限りなき知の探訪

45年間、『知の探訪』を続けてきた。いま座っている『人類四千年の特等席』からの見晴らしをつづる。

沂風詠録:(第34回目)『ジョン万次郎の小粋な話』

2010-01-30 08:04:37 | 日記
幕末・明治の偉人のちょっと小粋な話をしてみましょう。

幕末の勝海舟の親は小吉といい、江戸の渡世人(ヤクザ)の総取締役だったそうです。この子吉の自叙伝が『夢酔独言』で、この内容と一番近い本を挙げるとすれば夏目漱石の『坊ちゃん』である、と言えばだいたい内容がおわかりでしょう。
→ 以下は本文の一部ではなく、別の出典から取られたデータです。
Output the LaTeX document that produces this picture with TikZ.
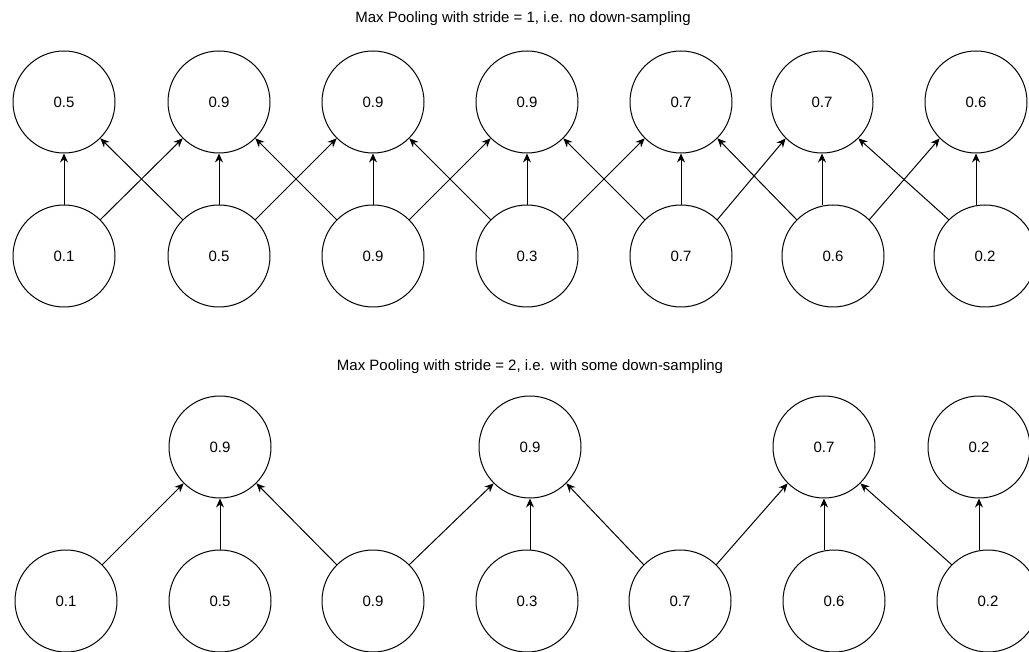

『坊ちゃん』はフィクションですが、これは自伝ですので、実際にあったことがらが書かれている、と私は思っています。子吉は、ある日思い立って伊勢参りをするのですが、お金をほとんどもっていないので、当然無銭旅行です。どのようにしてやりくりしたのかは、実際に本を読んでください。しかし、このような記述から江戸時代の人情味がよく分かります。現在『ふりこめ詐欺』が日本では横行していますが、中国では全く無いとか。両国のこの差の原因は、日本人の他人への思いやりに求めることができるのではないかと、私は考えています。

江戸開城に際して幕府側から海舟が出て新政府側から西郷隆盛が出て交渉した時に、海舟がいざという時には江戸全体に火の海にする腹案を以って隆盛に当たったと言われています。以前この個所を読んだ時には私にはどうも海舟ののっぺりとした顔立ちと、このような大胆な発言との関係が合点がいかなかったのですが、この子吉の伝記を読んでようやく分かりました。
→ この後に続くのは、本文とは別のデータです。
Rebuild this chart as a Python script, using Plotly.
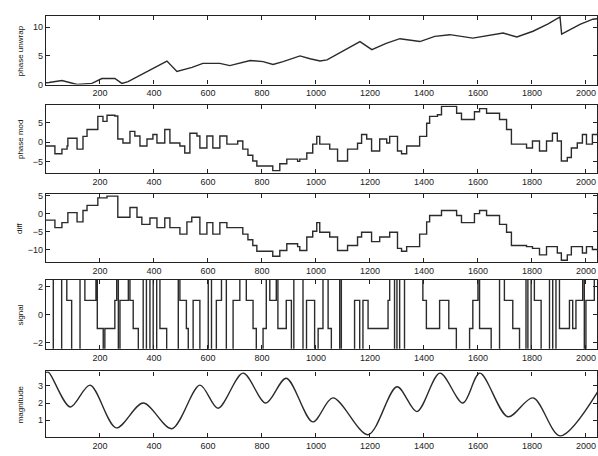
import plotly.graph_objects as go

# ---------------- data ----------------
x_ticks = [200, 400, 600, 800, 1000, 1200, 1400, 1600, 1800, 2000]

unwrap_x = [0, 11, 59, 115, 170, 207, 255, 281, 304, 380, 448, 485, 541, 581, 644, 681,
            756, 804, 841, 878, 941, 978, 1015, 1041, 1100, 1163, 1207, 1260, 1311, 1385,
            1440, 1496, 1581, 1640, 1693, 1744, 1804, 1860, 1904, 1910, 1978, 2026, 2045]
unwrap_y = [0.3, 0.35, 0.7, 0.0, 0.2, 1.05, 1.05, 0.2, 0.5, 2.4, 4.1, 2.3, 3.0, 3.7, 3.7, 3.3,
            4.2, 4.0, 3.5, 4.0, 5.0, 4.5, 4.1, 4.3, 5.9, 7.5, 6.1, 7.2, 8.0, 7.5,
            8.4, 8.7, 8.1, 8.6, 9.0, 8.3, 9.3, 10.6, 11.8, 8.8, 10.5, 11.4, 11.5]

mod_x = [0, 15, 33, 59, 78, 81, 107, 115, 133, 137, 152, 189, 192, 211, 226, 255, 266, 285,
         311, 329, 348, 374, 396, 411, 440, 459, 496, 514, 533, 559, 570, 596, 618, 644, 670,
         699, 710, 729, 748, 766, 781, 829, 840, 866, 892, 914, 932, 940, 966, 988, 1003,
         1014, 1051, 1080, 1117, 1154, 1169, 1188, 1206, 1236, 1262, 1273, 1302, 1317, 1336,
         1373, 1384, 1410, 1421, 1450, 1465, 1506, 1521, 1539, 1576, 1587, 1606, 1632, 1650,
         1680, 1706, 1724, 1754, 1780, 1802, 1828, 1854, 1876, 1894, 1909, 1931, 1946, 1968,
         1987, 2002, 2024, 2045]
mod_y = [-1.0, -1.0, -3.0, -1.8, -1.0, 1.0, 1.0, -1.8, -1.8, 1.5, 3.3, 3.3, 6.7, 5.4, 7.0, 6.8,
         0.8, -0.2, 2.8, 1.6, -1.0, 0.8, 2.0, -0.2, 3.3, -0.2, -1.0, -2.8, 2.3, 1.6, -1.5, 1.6,
         -1.5, 1.6, -0.5, -0.5, 0.3, -1.8, -3.4, -4.9, -6.2, -6.2, -7.4, -5.6, -4.4, -4.4, -5.0,
         -4.4, -2.8, -0.5, 1.5, -0.5, -1.8, -4.9, -1.8, -0.3, 2.0, 0.8, -2.3, 0.8, -0.2, 1.5,
         -2.3, -3.0, -1.0, -1.0, 1.5, 4.9, 6.7, 7.1, 9.3, 9.3, 7.5, 5.9, 5.9, 7.9, 8.7, 7.5,
         7.5, 5.9, 3.3, -0.5, -0.5, -1.5, 0.3, -2.3, 0.3, 2.3, 0.3, -4.9, -4.0, -1.5, -0.2,
         2.0, -0.5, 2.0, 1.0]

diff_x = [0, 15, 33, 59, 81, 107, 115, 133, 137, 152, 189, 192, 226, 255, 266, 292, 311, 337,
          355, 385, 411, 440, 459, 496, 522, 540, 570, 596, 618, 644, 670, 710, 729, 748, 766,
          781, 829, 840, 866, 892, 914, 932, 940, 966, 988, 1003, 1014, 1051, 1080, 1117, 1154,
          1169, 1188, 1206, 1236, 1262, 1273, 1302, 1317, 1336, 1373, 1384, 1410, 1421, 1450,
          1465, 1506, 1521, 1539, 1576, 1587, 1606, 1632, 1650, 1680, 1706, 1724, 1754, 1780,
          1802, 1828, 1854, 1876, 1894, 1909, 1931, 1946, 1968, 1987, 2002, 2024, 2045]
diff_y = [-1.8, -1.8, -3.9, -2.5, 0.3, 0.3, -2.3, -2.3, 0.9, 2.3, 2.3, 4.4, 4.9, 4.9, -1.0,
          -1.0, 1.7, -1.0, -3.0, -1.2, -3.9, -1.2, -3.9, -5.7, -2.3, -1.0, -5.7, -2.5, -5.7,
          -2.5, -3.9, -3.9, -5.7, -7.3, -8.9, -10.5, -10.5, -11.9, -10.3, -8.4, -8.4, -9.2,
          -10.3, -6.5, -4.9, -2.5, -5.2, -6.5, -10.3, -8.9, -6.5, -5.2, -5.2, -7.8, -6.5, -6.5,
          -5.2, -9.7, -10.5, -9.2, -9.2, -5.7, -2.3, -0.5, -0.5, 0.9, 0.9, -0.5, -2.5, -2.5,
          0.0, 0.9, -0.5, -0.5, -3.0, -5.2, -8.9, -8.9, -9.2, -9.7, -11.5, -9.2, -9.2, -11.0,
          -13.0, -11.5, -9.2, -9.2, -11.0, -9.2, -10.0, -9.0]

signal_x = [0, 27, 58, 77, 95, 126, 144, 185, 190, 212, 218, 255, 262, 268, 274, 305, 311, 323,
            342, 360, 372, 385, 397, 410, 422, 447, 490, 496, 520, 527, 545, 570, 601, 613, 631,
            650, 668, 693, 718, 742, 767, 779, 804, 816, 829, 853, 859, 890, 909, 918, 952, 965,
            995, 1008, 1026, 1045, 1057, 1088, 1094, 1143, 1162, 1174, 1193, 1267, 1273, 1291,
            1300, 1310, 1328, 1396, 1409, 1458, 1492, 1520, 1569, 1581, 1600, 1606, 1649, 1680,
            1698, 1729, 1754, 1778, 1785, 1797, 1809, 1834, 1865, 1877, 1889, 1902, 1939, 1951,
            1963, 1988, 1994, 2000, 2031, 2045]
signal_y = [3, -3, 3, 1, -3, 3, 1, 3, -1, -3, -1, 1, 3, -3, 1, 3, 1, -1, -3, 3, -3, 3, -3, 3, -1,
            -3, 3, 1, -1, -3, 1, -3, 3, -3, 1, 3, -3, 1, 3, 1, -1, -3, -1, 3, 1, 3, -1, 1, -3, 3,
            -3, 1, -3, -1, 3, -1, -3, 3, -3, 1, -3, 1, -1, 1, 3, -3, 3, -3, 3, 1, -1, 1, -1, -3,
            -1, 1, 3, -1, -3, 3, 1, -1, -3, 3, -3, 3, 1, -3, 3, -3, 3, -1, 1, -1, 1, 3, -3, 1, 3, 3]

mag_x = [0, 10, 90, 163, 260, 360, 466, 570, 637, 730, 814, 890, 988, 1063, 1193, 1300, 1374,
         1459, 1544, 1607, 1711, 1804, 1904, 2045]
mag_y = [3.8, 3.8, 1.77, 3.05, 0.55, 2.0, 0.5, 3.05, 1.7, 3.75, 2.0, 3.45, 0.9, 2.3, 0.15, 2.95,
         1.5, 3.75, 2.0, 3.75, 1.2, 2.3, 0.08, 2.7]

y_labels = ["phase unwrap", "phase mod", "diff", "signal", "magnitude"]
y_ranges = [[0, 12], [-8, 9.6], [-13.6, 5.6], [-2.45, 2.45], [0, 3.85]]
y_tickvals = [[0, 5, 10], [-5, 0, 5], [-10, -5, 0, 5], [-2, 0, 2], [1, 2, 3]]

series = [
    (unwrap_x, unwrap_y, "linear"),
    (mod_x, mod_y, "hv"),
    (diff_x, diff_y, "hv"),
    (signal_x, signal_y, "hv"),
    (mag_x, mag_y, "spline"),
]

W, H = 598, 456
ML, MR = 46, 1
panel_px = [(13, 83), (104, 173), (194, 264), (282, 352), (375, 442)]
plot_w = W - ML - MR

fig = go.Figure()
layout = dict(
    width=W, height=H,
    margin=dict(l=ML, r=MR, t=0, b=0),
    paper_bgcolor="white", plot_bgcolor="white",
    showlegend=False,
    font=dict(family="Liberation Sans, Arial, sans-serif", size=9, color="#222"),
)
annotations = []
for i, ((xs, ys, shape), (top, bot)) in enumerate(zip(series, panel_px)):
    n = i + 1
    line = dict(color="#2b2b2b", width=1.4, shape=shape)
    if shape == "spline":
        line["smoothing"] = 0.9
    fig.add_trace(go.Scatter(x=xs, y=ys, mode="lines", line=line,
                             xaxis=f"x{n}", yaxis=f"y{n}", hoverinfo="skip"))
    dom = [1 - bot / H, 1 - top / H]
    layout[f"xaxis{n}"] = dict(
        domain=[0, 1], anchor=f"y{n}", range=[0, 2041],
        tickvals=x_ticks, ticks="inside", ticklen=4, tickwidth=1, tickcolor="#222",
        showline=True, linecolor="#222", linewidth=1.2, mirror="ticks",
        showgrid=False, zeroline=False, tickfont=dict(size=9),
    )
    layout[f"yaxis{n}"] = dict(
        domain=dom, anchor=f"x{n}", range=y_ranges[i],
        tickvals=y_tickvals[i], ticks="inside", ticklen=4, tickwidth=1, tickcolor="#222",
        showline=True, linecolor="#222", linewidth=1.2, mirror="ticks",
        showgrid=False, zeroline=False, tickfont=dict(size=9),
    )
    annotations.append(dict(
        text=y_labels[i], xref="paper", yref="paper", x=(20 - ML) / plot_w,
        y=(dom[0] + dom[1]) / 2,
        xanchor="center", yanchor="middle", textangle=-90, showarrow=False,
        font=dict(size=8, color="#111"),
    ))
layout["annotations"] = annotations
fig.update_layout(**layout)
# remove the default page margin so the 598x456 figure fills the window exactly
fig.write_html("out.html",
               config={"displayModeBar": False},
               post_script="document.body.style.margin='0';document.body.style.overflow='hidden';")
海舟は親の威光で一声かければ関東八州のヤクザを総動員できた人だったのです。それで海舟は最終的には明治政府から伯爵を授けられるのですが、その自伝『氷川清話』には『俺のような人間が伯爵様と知ったらオヤジはひっくり返るだろう』というような自嘲的文句が出てきたのだろうと思います。

さて、海舟は先見の明があって、オランダ語をしっかり学んでいます。それが最終的には1860年、咸臨丸でアメリカ・サンフランシスコへ日本人だけで往復航海するときに役にたったと言われています。しかし同行した福沢諭吉によると海舟は船酔いでほとんど部屋に閉じこもり、役に立たなかったとか。



この時、福沢諭吉はかのWebster English Dictionaryを購入してます。これが日本で初めての本格的な英語辞典が輸入された嚆矢だと言います。しかし同時にもう一人の日本人も同じくサンフランシスコで Websterを購入したのですが、これが非常に達者な英語をしゃべるというので現地の新聞にもデカデカと取り上げられたそうです。

その人こそ、ジョン万次郎といい、元は土佐の漁師だったのですが、漁に出かけた時に嵐に巻き込まれ、無人島で餓えを凌いでようやくアメリカの捕鯨船に拾われてマサチューセッツのNew Heavenという町でその船の船長のお蔭で高等教育を受けることが出来ました。日本では漁師という身分なので教育は全く受けなかったにも拘わらず、天性非常に利発な人だったみたいで、アメリカの学校では非常に優等な成績で卒業しました。彼はアメリカでも出世できるにも拘わらず、当時鎖国状態で海外渡航者は処刑されるかもしれない危険を冒してまで戻ってきました。

当時はペルー来航など万事多難の世相で英語ができる万次郎などは非常に貴重な人材だったはずなのですが、アメリカのスパイではないかと誤解をうけ、とうとう江戸時代は外交の表舞台には出れずじまいでした。その万次郎は咸臨丸で久しぶりにアメリカの地を踏んでWebsterを買ったのでした。

後年、明治になってからジョン万次郎はその英語力をかわれて開成学校(現・東京大学)の教授に任命されます。私が彼に感心するのは、このように出世してながら、宴会があると残り物の料理を包んで持って帰り、橋の下の乞食に恵んであげた、という人情味溢れる点です。ジョン万次郎はアメリカで洗礼をうけてキリスト教徒になっています。それで、彼の行動の一端には、キリスト教の博愛精神がベースにある、と見ることもできますが、私はそのように狭くとらえる必要はないと思います。ジョン万次郎の人としてしてもとから備えていたやさしさ、器量だと言っていいのではないでしょうか。